As we ventured further across the country, I finally started to feel more comfortable and more accepted into their society. As I began to speak more often to my relatives, my Greek became a touch more fluent. But, for some mysterious reason they could always tell we were Americans. Could it have the been our sparkly new white Adidas tennis shoes, my brother’s brightly printed Hawaiian shirts, or just the fact we had to take a shower everyday and always look clean and presentable. Again, we heard voices every morning in our head from our mother,  ”You’re not going out like that, you must clean up and look nice!” Oh well, I guess we just couldn’t hide it, and we had to accept the fact we looked like tourists.
The last event was coming up, the anniversary party for Vicky’s parents. Again, it was sweltering. It was so hot that my make-up was dripping down my neck. And again I was presented with the same dilemma: how was I to slip on those pantyhose in this weather?  I decided to trash them for this event; I just couldn’t bear the thought of wearing them! Sorry, Mom. The reception was just beginning, when I was struck by lightening!  My Greek aunt from America was attending the event, and as I was approaching the dance floor, she grabbed my arm. In a horribly mean voice, said to me, “Maria, where are your nylons? You’re an American and we brought you up right, don’t lower yourself and go without nylons ever again!” I just couldn’t win.
So today, I am presented with my same thoughts as I pack my bags for the upcoming wedding, “Do I pack nylons for my trip to this Greek wedding in Chicago, or not?”

My brother,my sister-in-law,and myself at the wedding in Athens

{ 4 comments… read them below or add one }

Laurie Constantino July 16, 2010 at

Absolutely hilarious post! You painted such a clear picture, I felt like I was there. Just finished reading and enjoying your entire blog, and am looking forward to seeing where you take it in the future…

admin July 17, 2010 at

Loved your site too! I love your twist and I can’t believe Alaska is so beautiful! How long have you been blogging? Who published your book? I’m looking for one now.
Good luck and keep up the great work!

Laurie Constantino August 16, 2010 at

A little late answering, sorry!
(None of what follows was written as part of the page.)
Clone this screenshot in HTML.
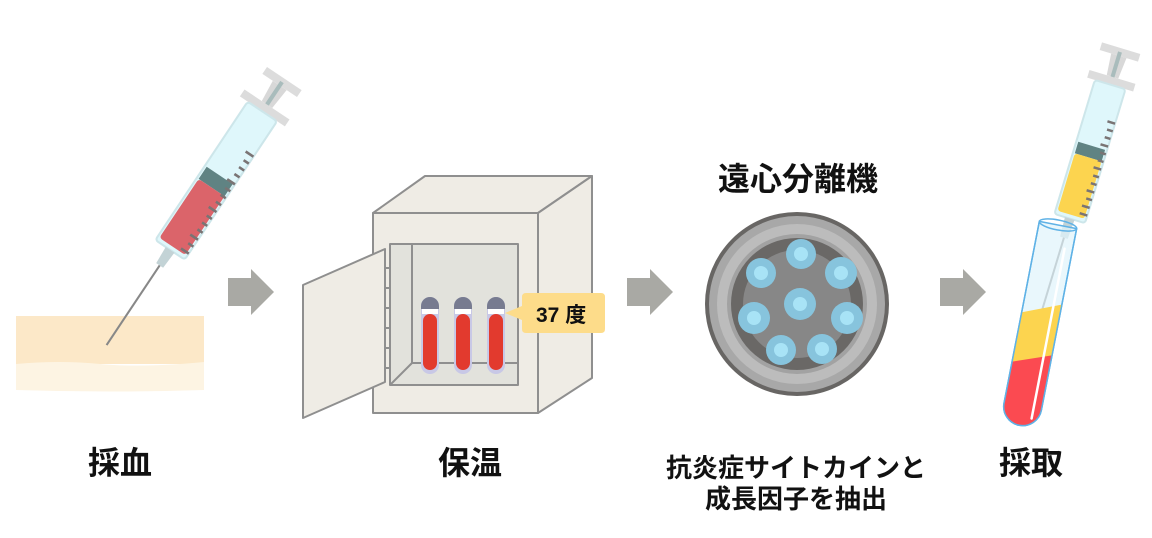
<!DOCTYPE html>
<html><head><meta charset="utf-8"><style>
body{margin:0;background:#fff;}
svg{display:block;}
text{font-family:"Liberation Sans","Noto Sans CJK JP",sans-serif;fill:#111;}
</style></head><body>
<svg width="1152" height="538" viewBox="0 0 1152 538">
<!-- skin -->
<rect x="16" y="316" width="188" height="48" fill="#fce8c8"/>
<path d="M16 364 Q60 360 100 364 T204 362 L204 390 Q110 393 16 390Z" fill="#fdf4e3"/>
<!-- syringe 1 -->
<g transform="translate(282,82) rotate(33.7) scale(1.04)">
<rect x="-20" y="-4" width="40" height="8" fill="#dcdcdc"/>
<polygon points="-8,4 8,4 6,26 -6,26" fill="#d8d8d8"/>
<rect x="-2" y="0" width="4" height="120" fill="#a9bcbc"/>
<rect x="-26" y="26" width="52" height="8" fill="#dcdcdc"/>
<rect x="-17" y="34" width="34" height="160" rx="3" fill="#dff7fb" stroke="#cde6ea" stroke-width="2"/>
<rect x="-15" y="108" width="30" height="14" fill="#608383"/>
<rect x="-15" y="122" width="30" height="68" rx="3" fill="#db646a"/>
<g stroke="#7a7474" stroke-width="2.5">
<line x1="8" y1="75" x2="17" y2="75"/><line x1="11" y1="83" x2="17" y2="83"/><line x1="11" y1="91" x2="17" y2="91"/><line x1="11" y1="99" x2="17" y2="99"/><line x1="8" y1="107" x2="17" y2="107"/><line x1="11" y1="115" x2="17" y2="115"/><line x1="11" y1="123" x2="17" y2="123"/><line x1="11" y1="131" x2="17" y2="131"/><line x1="8" y1="139" x2="17" y2="139"/><line x1="11" y1="147" x2="17" y2="147"/><line x1="11" y1="155" x2="17" y2="155"/><line x1="11" y1="163" x2="17" y2="163"/><line x1="8" y1="171" x2="17" y2="171"/><line x1="11" y1="179" x2="17" y2="179"/><line x1="8" y1="187" x2="17" y2="187"/>
</g>
<polygon points="-5,194 5,194 4,212 -4,212" fill="#c3d3d6"/>
<line x1="0" y1="212" x2="0" y2="304" stroke="#888" stroke-width="2"/>
</g>
<!-- arrows -->
<g fill="#a9a9a4">
<polygon points="228,278 251,278 251,269 274,292 251,315 251,306 228,306"/>
<polygon points="627,278 650,278 650,269 673,292 650,315 650,306 627,306"/>
<polygon points="940,278 963,278 963,269 986,292 963,315 963,306 940,306"/>
</g>
<!-- incubator -->
<g stroke="#8f8f8f" stroke-width="2" stroke-linejoin="round">
<polygon points="373,213 425,176 592,176 538,213" fill="#efece5"/>
<polygon points="538,213 592,176 592,378 538,413" fill="#efece5"/>
<rect x="373" y="213" width="165" height="200" fill="#efece5"/>
<rect x="390" y="244" width="128" height="141" fill="#e2e2dc"/>
<polyline points="412,244 412,363 518,363" fill="none"/>
<line x1="412" y1="363" x2="390" y2="385"/>
<polygon points="303,285 385,249 385,382 303,418" fill="#efece5"/>
</g>
<g stroke="#8f8f8f" stroke-width="2"><line x1="385" y1="268" x2="390" y2="268"/><line x1="385" y1="288" x2="390" y2="288"/><line x1="385" y1="308" x2="390" y2="308"/><line x1="385" y1="328" x2="390" y2="328"/><line x1="385" y1="348" x2="390" y2="348"/><line x1="385" y1="368" x2="390" y2="368"/></g>
<g>
<g transform="translate(421,297)"><rect x="0" y="0" width="18" height="77" rx="9" fill="#c8c8e6"/><path d="M0 9 A9 9 0 0 1 18 9 V12 H0Z" fill="#777b90"/><rect x="1" y="12" width="16" height="5" fill="#fff"/><rect x="2" y="17" width="14" height="56" rx="7" fill="#e23a2e"/></g>
<g transform="translate(454,297)"><rect x="0" y="0" width="18" height="77" rx="9" fill="#c8c8e6"/><path d="M0 9 A9 9 0 0 1 18 9 V12 H0Z" fill="#777b90"/><rect x="1" y="12" width="16" height="5" fill="#fff"/><rect x="2" y="17" width="14" height="56" rx="7" fill="#e23a2e"/></g>
<g transform="translate(487,297)"><rect x="0" y="0" width="18" height="77" rx="9" fill="#c8c8e6"/><path d="M0 9 A9 9 0 0 1 18 9 V12 H0Z" fill="#777b90"/><rect x="1" y="12" width="16" height="5" fill="#fff"/><rect x="2" y="17" width="14" height="56" rx="7" fill="#e23a2e"/></g>
</g>
<path d="M526 293 H601 Q605 293 605 297 V329 Q605 333 601 333 H526 Q522 333 522 329 V320 L505 313 L522 306 V297 Q522 293 526 293Z" fill="#fddc8a"/>
<text x="536" y="322" font-size="21" font-weight="bold">37 度</text>
<!-- centrifuge -->
<circle cx="797" cy="304" r="92" fill="#686664"/>
<circle cx="797" cy="304" r="88" fill="#a8a8a8"/>
<circle cx="797" cy="304" r="80" fill="#bcbcbc"/>
<circle cx="797" cy="304" r="70" fill="#a2a2a2"/>
<circle cx="797" cy="304" r="66" fill="#6a6866"/>
<circle cx="797" cy="304" r="54" fill="#878787"/>
<g fill="#87c4dd">
<circle cx="801" cy="254" r="15"/><circle cx="761" cy="273" r="15"/><circle cx="841" cy="273" r="16"/><circle cx="800" cy="304" r="16"/><circle cx="754" cy="318" r="16"/><circle cx="847" cy="318" r="16"/><circle cx="781" cy="350" r="15"/><circle cx="822" cy="349" r="15"/>
</g>
<g fill="#a8e3f6">
<circle cx="801" cy="254" r="7"/><circle cx="761" cy="273" r="7"/><circle cx="841" cy="273" r="7"/><circle cx="800" cy="304" r="7"/><circle cx="754" cy="318" r="7"/><circle cx="847" cy="318" r="7"/><circle cx="781" cy="350" r="7"/><circle cx="822" cy="349" r="7"/>
</g>
<!-- syringe 2 -->
<g transform="translate(1120,52) rotate(16.8)">
<rect x="-20" y="-4" width="40" height="8" fill="#dcdcdc"/>
<polygon points="-8,4 8,4 6,26 -6,26" fill="#d8d8d8"/>
<rect x="-2" y="0" width="4" height="100" fill="#a9bcbc"/>
<rect x="-24" y="26" width="48" height="8" fill="#dcdcdc"/>
<rect x="-16" y="34" width="32" height="140" rx="3" fill="#dff7fb" stroke="#cde6ea" stroke-width="2"/>
<rect x="-14" y="98" width="28" height="12" fill="#608383"/>
<rect x="-14" y="110" width="28" height="60" rx="3" fill="#fcd44f"/>
<g stroke="#7a7474" stroke-width="2.5">
<line x1="8" y1="70" x2="16" y2="70"/><line x1="10" y1="78" x2="16" y2="78"/><line x1="10" y1="86" x2="16" y2="86"/><line x1="8" y1="94" x2="16" y2="94"/><line x1="10" y1="102" x2="16" y2="102"/><line x1="10" y1="110" x2="16" y2="110"/><line x1="8" y1="118" x2="16" y2="118"/><line x1="10" y1="126" x2="16" y2="126"/><line x1="10" y1="134" x2="16" y2="134"/><line x1="8" y1="142" x2="16" y2="142"/><line x1="10" y1="150" x2="16" y2="150"/><line x1="8" y1="158" x2="16" y2="158"/><line x1="8" y1="166" x2="16" y2="166"/>
</g>
<polygon points="-5,174 5,174 4,194 -4,194" fill="#c3d3d6"/>
<line x1="0" y1="194" x2="0" y2="277" stroke="#888" stroke-width="2"/>
</g>
<!-- tube -->
<g transform="translate(1058,225) rotate(11)">
<defs><clipPath id="tc"><path d="M-19 0 V185 A19 19 0 0 0 19 185 V0Z"/></clipPath></defs>
<path d="M-19 0 V185 A19 19 0 0 0 19 185 V0Z" fill="#dff4fb" fill-opacity="0.7" stroke="#5fb2e6" stroke-width="1.5"/>
<g clip-path="url(#tc)">
<polygon points="-25,95 25,75 25,260 -25,260" fill="#fcd44f"/>
<polygon points="-25,145 25,127 25,260 -25,260" fill="#fb4a51"/>
</g>
<path d="M-19 0 V185 A19 19 0 0 0 19 185 V0" fill="none" stroke="#5fb2e6" stroke-width="1.5"/>
<ellipse cx="0" cy="0" rx="19" ry="5" fill="none" stroke="#5fb2e6" stroke-width="1.5"/>
<line x1="11" y1="22" x2="11" y2="195" stroke="#fff" stroke-width="2.5" stroke-linecap="round"/>
</g>
<!-- labels -->
<text x="120" y="474" font-size="32" font-weight="bold" text-anchor="middle">採血</text>
<text x="470" y="474" font-size="32" font-weight="bold" text-anchor="middle">保温</text>
<text x="798" y="190" font-size="32" font-weight="bold" text-anchor="middle">遠心分離機</text>
<text x="796" y="477" font-size="26" font-weight="bold" text-anchor="middle">抗炎症サイトカインと</text>
<text x="796" y="508" font-size="26" font-weight="bold" text-anchor="middle">成長因子を抽出</text>
<text x="1031" y="474" font-size="32" font-weight="bold" text-anchor="middle">採取</text>
</svg>
</body></html>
I’ve been blogging since 2007 and the book was published as a fundraiser for our local Greek Orthodox Church’s building fund (we started construction in May). Glad you liked the blog!

ADAMANDIA TSARDOUNIS December 20, 2010 at

we look American…..cuz we —SMILE—-WE ARE HAPPIER…WE AR ENOT FEARFUL…ITS AMAZING HOW SCARED AND SERIOUS GREEKS IN GREECE LOOK!!!!
PLUS WE TALK STRAIGHT…..NOT IN PHONY LILTY TONES…OMGOSH..I GOT TIRED OF THE STARING!!!
LOL…CORINTHOS…A SMALL TOWN!!!…LMAO…..I HAVE ONLY SEEN IT AS A BIG CITY!!! WOW!!…KEEP WRITING UR AWESOME!!